Congressman Kellogg of New York asked Lincoln to pardon a Union soldier who had been wounded in battle, but was later accused of desertion. Lincoln, referring to the soldier’s wounds, said the lad had shed his blood for his country, and added, “Kellogg, isn’t there something in Scripture about the shedding of blood being the remission of sins? It is a good point.” With that, the President wrote out a pardon (S.5.512).
“Fourscore and seven years ago,” one of Lincoln’s most memorable phrases, seems to be drawn from the wording in Psalm 90:10 “The days of our years are threescore years and ten, and if by reason of strength they be fourscore years” (AG.373).
In 1864 Lincoln’s re-election was in serious doubt. Some Republicans split from the party and held their own nominating convention in Cleveland. Some Lincoln supporters, fearing a mass defection from the Republican party, were expecting many thousands to attend the renegade Cleveland convention, but only 400 came. Hearing this number, Lincoln opened a Bible, found I Samuel 22:2, and read about those who fled to David, “Everyone that was in distress, and everyone that was in debt, and everyone that was discontented, gathered themselves unto him; and he became a captain over them, and there were with him about four hundred men” (S.5.74).

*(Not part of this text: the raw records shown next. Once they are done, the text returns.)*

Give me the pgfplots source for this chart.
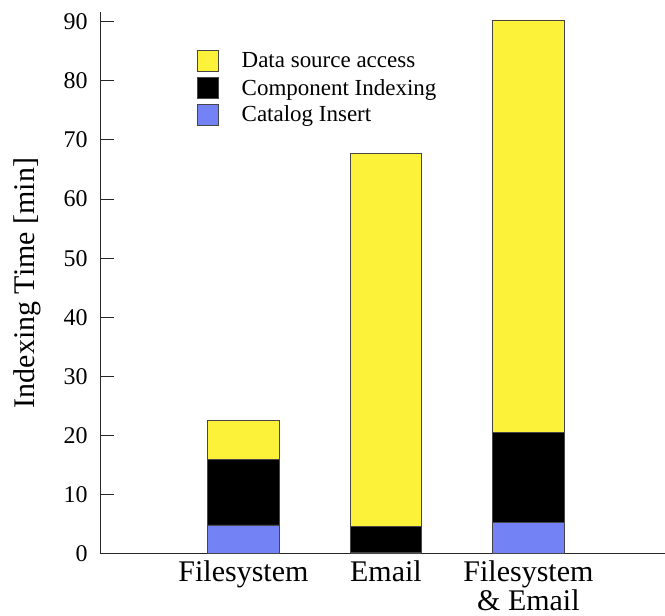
\documentclass[border=0pt]{standalone}
\usepackage{fontspec}
\setmainfont{Liberation Serif}
\newfontfamily\lserif{Liberation Serif}
\usepackage{pgfplots}
\pgfplotsset{compat=1.18}
\definecolor{cyel}{RGB}{252,242,58}
\definecolor{cblu}{RGB}{115,130,245}
\definecolor{cedge}{RGB}{70,70,70}
\begin{document}
\begin{tikzpicture}
\begin{axis}[
  at={(0pt,0pt)}, anchor=south west,
  scale only axis,
  width=564pt, height=542.3pt,
  ybar stacked,
  bar width=71.5pt,
  xmin=-1.0, xmax=2.955,
  ymin=0, ymax=91.65,
  xtick={0,1,2},
  xticklabels={Filesystem, Email, {Filesystem\\\& Email}},
  ytick={0,10,...,90},
  axis x line=bottom, axis y line=left,
  axis line style={-, line width=1pt, black!85},
  tick align=inside,
  major tick length=13pt,
  xtick style={draw=none},
  ytick style={line width=1pt, black!85},
  /pgf/number format/assume math mode=true,
  yticklabel style={font=\lserif\fontsize{24}{24}\selectfont, inner sep=0pt, xshift=-13pt},
  xticklabel style={font=\lserif\fontsize{30}{26}\selectfont, align=center, inner sep=0pt, yshift=-7pt},
  ylabel={Indexing Time [min]},
  ylabel style={font=\lserif\fontsize{30}{30}\selectfont, at={(axis description cs:-0.131,0.5)}, anchor=center, rotate=0},
  legend style={draw=none, fill=none, at={(rel axis cs:0.170,0.930)}, anchor=north west,
    font=\lserif\fontsize{23}{23}\selectfont, inner sep=0pt, row sep=5pt,
    nodes={inner sep=0pt}, column sep=23pt},
  legend cell align=left,
  reverse legend,
  legend image code/.code={\draw[#1, draw=cedge, line width=0.8pt] (0pt,-10.5pt) rectangle (21pt,10.5pt);},
]
\addplot[fill=cblu, draw=cedge, line width=0.8pt] coordinates {(0,4.9) (1,0.2) (2,5.25)};
\addplot[fill=black, draw=cedge, line width=0.8pt] coordinates {(0,11.1) (1,4.4) (2,15.35)};
\addplot[fill=cyel, draw=cedge, line width=0.8pt] coordinates {(0,6.6) (1,63.1) (2,69.7)};
\legend{Catalog Insert, Component Indexing, Data source access}
\end{axis}
\path (-101pt,-61.5pt) rectangle (564pt,554.3pt);
\end{tikzpicture}
\end{document}
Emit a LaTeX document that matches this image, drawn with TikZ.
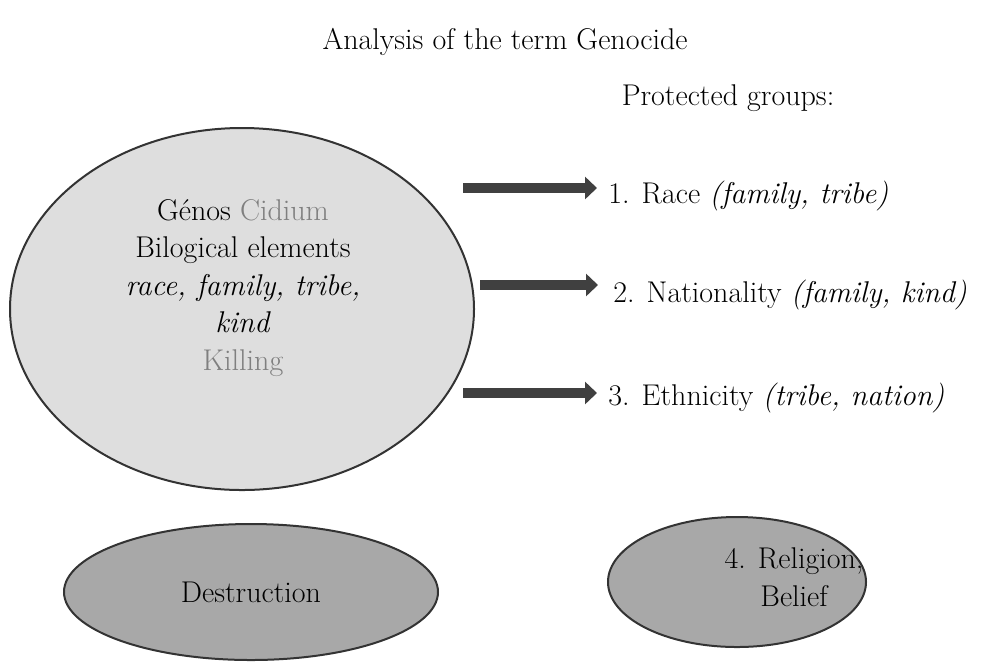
\documentclass[tikz,border=0pt]{standalone}
\usepackage{tikz}
\usetikzlibrary{shapes.geometric,arrows.meta}
\definecolor{ovalgray}{HTML}{DEDEDE}
\definecolor{darkoval}{HTML}{A8A8A8}
\definecolor{arrowgray}{HTML}{404040}
\definecolor{softgray}{HTML}{7F7F7F}

\begin{document}
\begin{tikzpicture}[x=0.5pt,y=-0.5pt,
	oval/.style={ellipse,draw=black!80,line width=1pt,inner sep=0pt},
	fatarrow/.style={arrowgray,line width=5pt,-{Triangle[length=6pt,width=11pt]}},
	txt/.style={font=\fontsize{15pt}{18.75pt}\selectfont,inner sep=0pt}]
	
	\useasboundingbox (0,0) rectangle (1004,665);
	
	\node[txt] (title) at (505,42) {Analysis of the term Genocide};
	\node[txt] (protected) at (728,98) {Protected groups:};
	
	% the word and its parts
	\node[oval,fill=ovalgray,minimum width=232pt,minimum height=181pt] (genos) at (242,309) {};
	\node[txt,align=center] (elements) at (243,288) {G\'enos \textcolor{softgray}{Cidium}\\ Bilogical elements\\ \textit{race, family, tribe,}\\ \textit{kind}\\ \textcolor{softgray}{Killing}};
	
	% the groups
	\node[txt,anchor=base west] (race) at (608,203) {1. Race \textit{(family, tribe)}};
	\node[txt,anchor=base west] (nation) at (613,302) {2. Nationality \textit{(family, kind)}};
	\node[txt,anchor=base west] (ethnic) at (608,405) {3. Ethnicity \textit{(tribe, nation)}};
	
	\coordinate (t1) at (463,188);
	\coordinate (t2) at (480,285);
	\coordinate (t3) at (463,393);
	\draw[fatarrow] (t1) -- ([xshift=-5.5pt]t1 -| race.west);
	\draw[fatarrow] (t2) -- ([xshift=-7.5pt]t2 -| nation.west);
	\draw[fatarrow] (t3) -- ([xshift=-5.5pt]t3 -| ethnic.west);
	
	\node[oval,fill=darkoval,minimum width=187pt,minimum height=68pt] (destr) at (251,592) {};
	\node[txt] (destrtext) at (251,592) {Destruction};
	
	\node[oval,fill=darkoval,minimum width=129pt,minimum height=65pt] (relig) at (737,582) {};
	\node[txt,align=center] (religtext) at (794,577) {4. Religion,\\ Belief};
	
\end{tikzpicture}
\end{document}
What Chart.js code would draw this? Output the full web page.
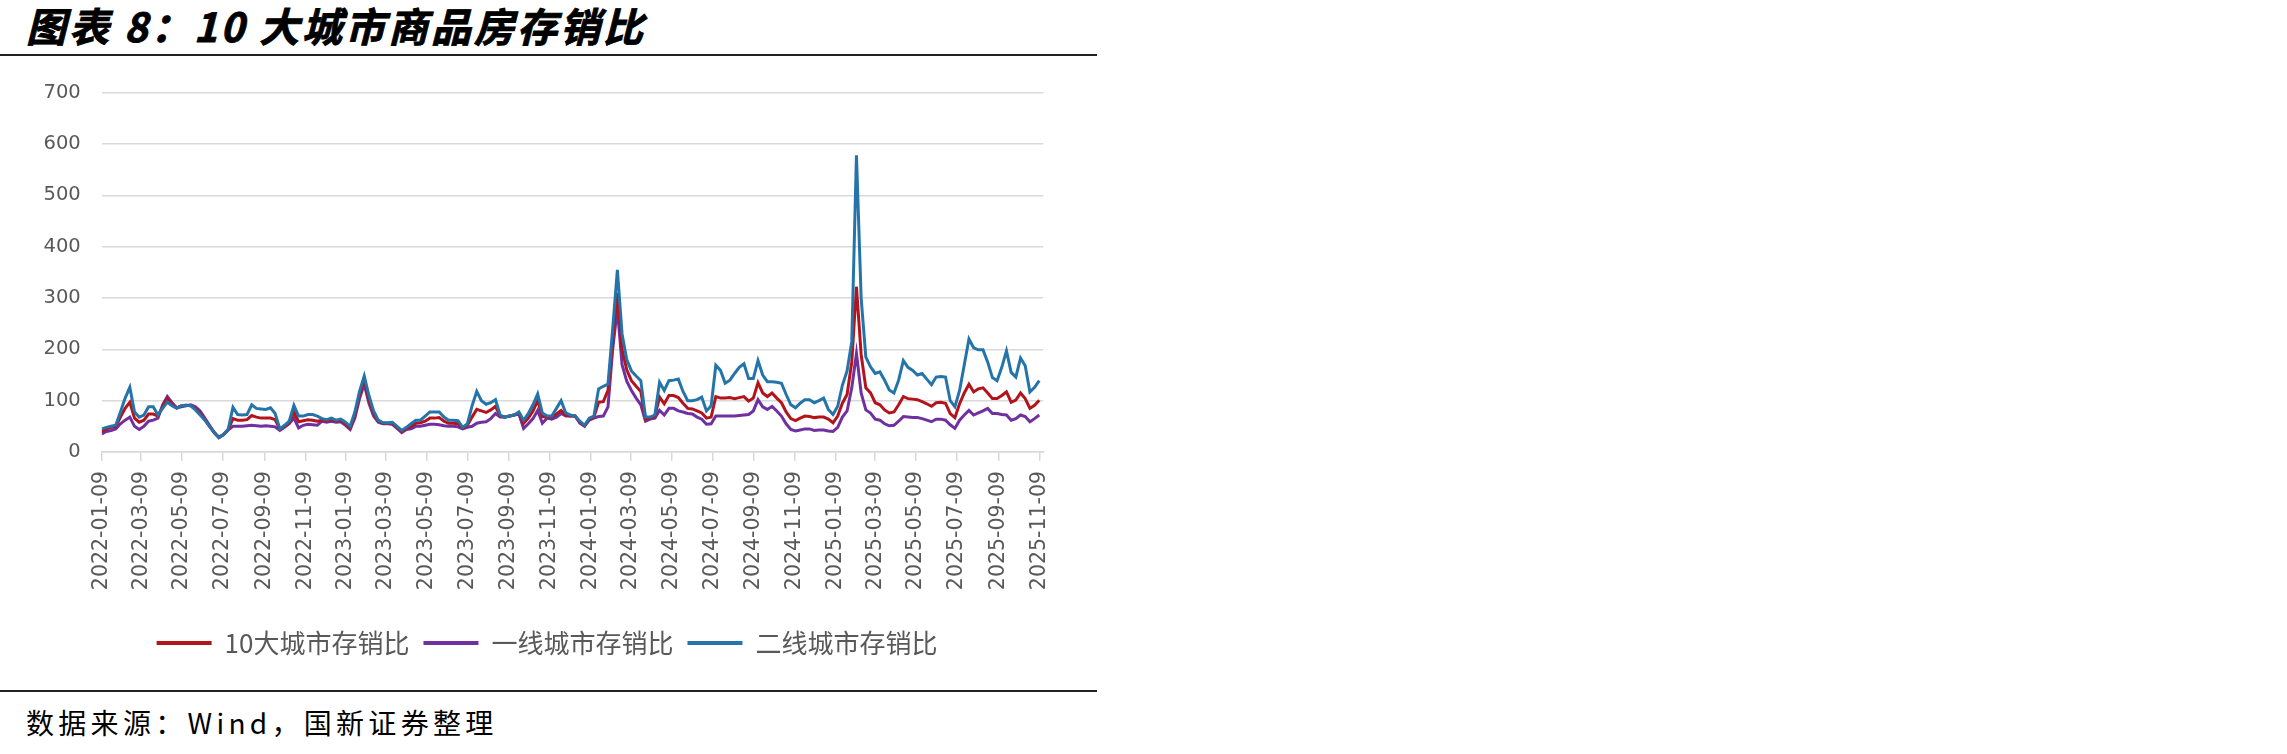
<!DOCTYPE html>
<html><head><meta charset="utf-8">
<script src="https://cdn.jsdelivr.net/npm/chart.js@4.4.1/dist/chart.umd.min.js"></script>
<style>
html,body{margin:0;padding:0;background:#fff;width:2287px;height:754px;overflow:hidden;}
#title{position:absolute;left:26px;top:-4px;font:italic bold 40px "Noto Sans CJK SC";letter-spacing:3px;color:#000;white-space:nowrap;-webkit-text-stroke:0.9px #000;}
.rule{position:absolute;left:0;width:1097px;height:2px;background:#222;}
#source{position:absolute;left:26px;top:702px;font:28px "Noto Sans CJK SC";letter-spacing:4.3px;color:#000;white-space:nowrap;}
#wrap{position:absolute;left:0;top:60px;width:1097px;height:606px;}
</style></head>
<body>
<div id="title">图表 8：10 大城市商品房存销比</div>
<div class="rule" style="top:54px"></div>
<div id="wrap"><canvas id="c"></canvas></div>
<div class="rule" style="top:690px"></div>
<div id="source">数据来源：Wind，国新证券整理</div>
<script>
// weekly observations starting 2022-01-09
const startDate = '2022-01-09';
const seriesNames = ['10大城市存销比', '一线城市存销比', '二线城市存销比'];
const tickLabels = ['2022-01-09','2022-03-09','2022-05-09','2022-07-09','2022-09-09','2022-11-09',
  '2023-01-09','2023-03-09','2023-05-09','2023-07-09','2023-09-09','2023-11-09',
  '2024-01-09','2024-03-09','2024-05-09','2024-07-09','2024-09-09','2024-11-09',
  '2025-01-09','2025-03-09','2025-05-09','2025-07-09','2025-09-09','2025-11-09'];

const top10 = [
  40,45,48,50,68,85,97,66,58,62,
  74,74,70,88,104,92,86,90,91,90,
  84,75,63,50,38,28,34,44,65,62,
  62,63,71,68,66,66,66,63,44,50,
  57,78,59,61,63,62,60,62,61,63,
  60,62,55,47,72,112,142,102,75,60,
  56,56,56,48,40,46,50,56,57,60,
  66,66,67,60,56,56,55,47,52,68,
  83,80,77,82,89,70,68,70,72,76,
  56,66,80,100,69,68,68,74,81,72,
  70,70,58,51,64,68,97,98,120,220,
  310,200,160,139,128,118,64,66,70,107,
  94,110,110,106,95,85,84,80,76,66,
  68,108,105,105,106,104,106,108,99,105,
  135,115,108,115,105,96,78,65,61,66,
  70,69,67,68,68,64,57,70,95,112,
  175,322,190,125,115,96,92,82,76,78,
  92,108,104,103,102,98,94,89,96,97,
  95,75,67,94,115,132,117,123,125,115,
  104,104,110,117,97,101,115,104,85,91,101];

const firstTier = [
  35,40,42,45,55,62,68,50,44,50,
  60,62,66,92,108,96,86,88,90,92,
  88,80,66,52,38,28,34,43,50,50,
  50,51,52,51,50,51,50,49,42,48,
  55,66,47,52,54,53,52,60,58,60,
  58,59,52,44,66,104,132,95,70,58,
  55,55,54,46,38,44,45,50,50,52,
  54,54,53,51,50,50,49,45,48,50,
  56,58,59,65,75,68,68,70,72,74,
  46,55,65,81,56,66,64,68,75,70,
  70,70,56,50,62,66,69,70,88,200,
  280,170,138,120,105,92,60,64,66,81,
  72,85,85,80,78,75,74,68,64,54,
  55,70,70,70,70,70,71,72,73,80,
  102,88,83,89,80,70,55,44,41,43,
  45,45,42,43,43,41,40,48,68,80,
  125,192,115,82,76,64,62,55,51,52,
  60,69,68,67,67,65,62,59,64,64,
  62,53,46,62,72,81,72,76,80,85,
  75,75,73,72,62,65,72,69,59,65,72];

const secondTier = [
  45,48,50,52,78,105,126,78,68,72,
  88,88,72,85,97,90,85,90,91,90,
  82,72,62,50,38,28,34,45,87,73,
  72,73,92,85,84,83,86,75,45,52,
  60,91,70,70,73,73,70,65,63,66,
  62,64,58,50,78,118,148,110,80,62,
  57,57,58,50,42,48,55,62,62,70,
  78,78,78,68,62,62,61,48,55,90,
  118,100,93,96,102,72,68,70,72,78,
  62,75,92,113,76,70,70,85,100,76,
  72,70,60,52,66,70,123,128,132,240,
  355,230,180,158,148,139,68,68,72,136,
  120,139,140,142,118,100,100,102,107,80,
  90,169,159,134,140,153,165,172,143,143,
  178,150,137,137,136,134,112,92,86,95,
  102,102,96,100,105,83,73,89,130,158,
  215,578,300,185,166,153,156,140,121,115,
  140,178,165,159,150,153,142,131,146,147,
  146,100,88,120,170,220,203,199,199,175,
  145,139,165,197,155,146,183,168,117,126,139];

const yTicks = [0,100,200,300,400,500,600,700];

const DAY = 86400000;
const t0 = Date.parse(startDate + 'T00:00:00Z');
const dayOf = s => (Date.parse(s + 'T00:00:00Z') - t0) / DAY;
const tickDays = tickLabels.map(dayOf);
const toPoints = arr => arr.map((v, i) => ({x: i * 7, y: v}));

const colors = ['#B3141C', '#7030A0', '#2474AA'];
const valueSets = [top10, firstTier, secondTier];
const drawOrder = [1, 2, 0];
const legendShift = 25.4;

const datasets = seriesNames.map((name, k) => ({
  label: name,
  data: toPoints(valueSets[k]),
  borderColor: colors[k],
  backgroundColor: colors[k],
  borderWidth: 3,
  pointRadius: 0,
  tension: 0,
  order: drawOrder[k]
}));

Chart.defaults.font.family = '"DejaVu Sans"';

new Chart(document.getElementById('c'), {
  type: 'line',
  data: { datasets },
  plugins: [{
    id: 'legendShift',
    afterLayout(chart) {
      chart.legend.left += legendShift;
      chart.legend.right += legendShift;
    }
  }],
  options: {
    responsive: true,
    maintainAspectRatio: false,
    animation: false,
    events: [],
    layout: { padding: { top: 30, left: 0, right: 53.7, bottom: 0 } },
    scales: {
      x: {
        type: 'linear',
        min: 0,
        max: 1406,
        afterBuildTicks: s => { s.ticks = tickDays.map(v => ({ value: v })); },
        afterFit: s => { s.height = 164; },
        ticks: {
          autoSkip: false,
          maxRotation: 90,
          minRotation: 90,
          padding: 10,
          color: '#595959',
          font: { size: 20.5 },
          callback: (v, i) => tickLabels[i]
        },
        grid: { drawOnChartArea: false, drawTicks: true, tickLength: 9, color: '#d9d9d9', lineWidth: 1.5 },
        border: { display: true, color: '#d9d9d9', width: 1.5 }
      },
      y: {
        min: 0,
        max: 700,
        afterBuildTicks: s => { s.ticks = yTicks.map(v => ({ value: v })); },
        afterFit: s => { s.width = 101.7; },
        ticks: { padding: 21, color: '#595959', font: { size: 19.5 } },
        grid: { drawTicks: false, color: '#d9d9d9', lineWidth: 1.5 },
        border: { display: false }
      }
    },
    plugins: {
      tooltip: { enabled: false },
      legend: {
        position: 'bottom',
        labels: {
          boxWidth: 55,
          boxHeight: 4,
          padding: 14,
          color: '#595959',
          font: { family: '"Noto Sans CJK SC"', size: 26 },
          generateLabels: chart => {
            const items = Chart.defaults.plugins.legend.labels.generateLabels(chart);
            items.forEach(it => { it.lineWidth = 0; });
            return items.sort((a, b) => a.datasetIndex - b.datasetIndex);
          }
        }
      }
    }
  }
});
</script>
</body></html>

Near the end of the war, Lincoln was adamantly told, Jefferson Davis must be hanged. The President replied, “Let us judge not, that we be not judged” (see MT 7:1) (G.722).
In the summer of 1864 a group of African Americans from Baltimore presented the President a very expensive Bible, which is now housed in the Fisk University Library in Nashville, Tennessee. The occasion of receiving this gift gave Lincoln a perfect opportunity to clearly state his views and regard for the Bible. “In regard to this great book, I have but to say, it is the best gift God has given to man. All the good Savior gave to the world was communicated through this book. But for it we could not know right from wrong. All things most desirable for man’s welfare, here and hereafter, are to be found portrayed in it. To you I return my most sincere thanks for the very elegant copy of the great Book of God which you present” (T.48).
At the second inaugural, a few weeks before his assassination, Lincoln placed his right hand on the open pages of a Bible. Ending the oath with “So help me God,” Lincoln bent down and kissed the Bible (W.181).
He strongly affirmed the Bible, “Nothing short of infinite wisdom could by any possibility have devised and given to man this excellent and perfect moral code” (T.48). I wholeheartedly agree with Lincoln’s assessment.
The Bible is a lamp unto our feet, a light unto our path. It shows us how to live life in the best way possible. I would be terrified to think of having to live life without the Bible. All Scripture, every word of it, is a lifeline of help sent down from Heaven.
“All Scripture is inspired by God and is profitable for teaching, for rebuking, for correcting, for training in righteousness” (II Timothy 3:16). Scripture is God’s very words graciously given to us in written form. Let’s relish Scripture, and not let our Bibles collect dust.
Read Scripture often. While enjoying other good reading material, don’t overlook the best. The pinnacle of literature is the Bible. May God help us to love it inwardly and to live it outwardly.